Eppure, per scongiurare un controllo totale da parte di apparati molto

sofisticati (governati da algoritmi) che deciderebbero il da farsi in

completa autonomia qualora venissero riconosciuti come fenomeni

del tutto naturali, senza più bisogno di alcun intervento umano –

si pensi soltanto all’economia domestica elaborata in programmi

inseriti nel frigorifero di casa – è diventato indispensabile ragionare

in questi termini. L’evoluzione tecnologica – purtroppo o per fortuna –

è inarrestabile, ed è proprio per questo motivo che si accettano

condizioni illusorie, che favoriscono l’omologazione e che continuano

a confondere le necessità con il superfluo, per questo occorre

intervenire con dei provvedimenti governativi educando l’uso

corretto degli strumenti messi a disposizione, ponendo dei limiti oltre

cui si intercorrerebbe in sanzioni disciplinari e amministrative nel

caso venissero superati (evitare di caricare gli zainetti degli alunni

con dei voluminosi e pesanti libri di testo quando si può benissimo

disporre di un materiale didattico digitale, che per fortuna è già

contemplato in molte scuole, è forse tra gli esempi più banali che si

possano fare per rendere l’idea di come si dovrebbe orientare tale

uso, alla stregua del mancato sequestro dei cellulari prima dello

svolgimento di ogni lezione, che purtroppo invece non è ancora

entrato a far parte degli oneri dei docenti, che da l’idea di come

l’abuso sia perpetrato senza aver fatto alcuna riflessione in merito).

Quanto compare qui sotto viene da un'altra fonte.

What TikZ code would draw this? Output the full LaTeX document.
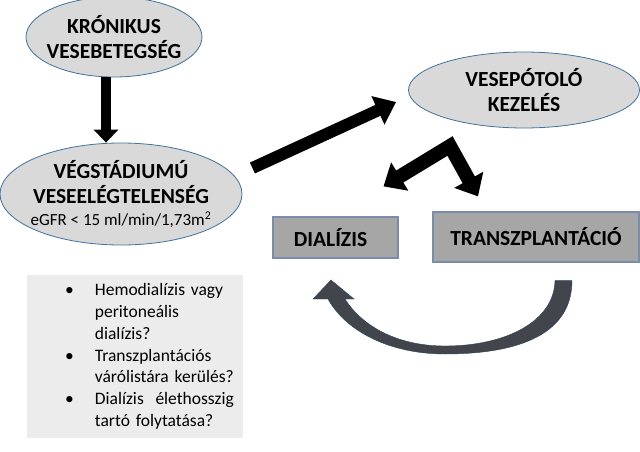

La rivoluzione digitale messa in atto negli ultimi trent’anni ha

cambiato molte prospettive, bilanciando i vantaggi e gli svantaggi in

tutti i settori della stratificazione sociale come in ogni rivoluzione

che si rispetti. Ciò che però non è ancora riuscita a cambiare –

malgrado i motori di ricerca si siano eretti a vere e proprie Bibbie

del sapere monopolizzando la veridicità di qualsiasi informazione –

è la memoria consuntiva fine a sé stessa, ovvero quel genere di

ricordi che a posteriori (paragonando l’era analogica vissuta con il

vissuto dell’era digitale) riescono a determinare se ci siano o meno

stati dei miglioramenti o dei peggioramenti. Dunque, regresso oppure

progresso? Alla luce degli ultimi eventi che riguardano l’immigrazione

globale che cosa verrebbe spontaneo rispondere? La prima opzione,

tenendo conto che – nonostante il salvataggio in extremis

dell’Aquarius nel porto di Valencia – il fallimento è e continuerà ad

essere inesorabile non soltanto per le decisioni attuate dal governo

italiano (che a differenza degli altri governi europei si è limitato a

segnalare che gli enormi problemi connessi alle condizioni dei migranti

non sono dei fenomeni del tutto naturali) ma anche perché – in virtù

degli strumenti messi a disposizione dall’evoluzione tecnologica – si

dovrebbe quanto meno cercare di arginare la perdita di vite umane,

oppure la seconda? Se il fiume ininterrotto di proclami inerenti questo

genere di tematiche non ha fatto altro che sconfinare nella retorica

del buonismo, perché ogni volta che il pragmatismo viene menzionato

in un dibattito pubblico i richiedenti asilo di un Paese devastato dalla

guerra di turno non vengono dirottati nei Paesi responsabili, ovvero

in quei paesi che avrebbero “l’obbligo” di esportare la democrazia?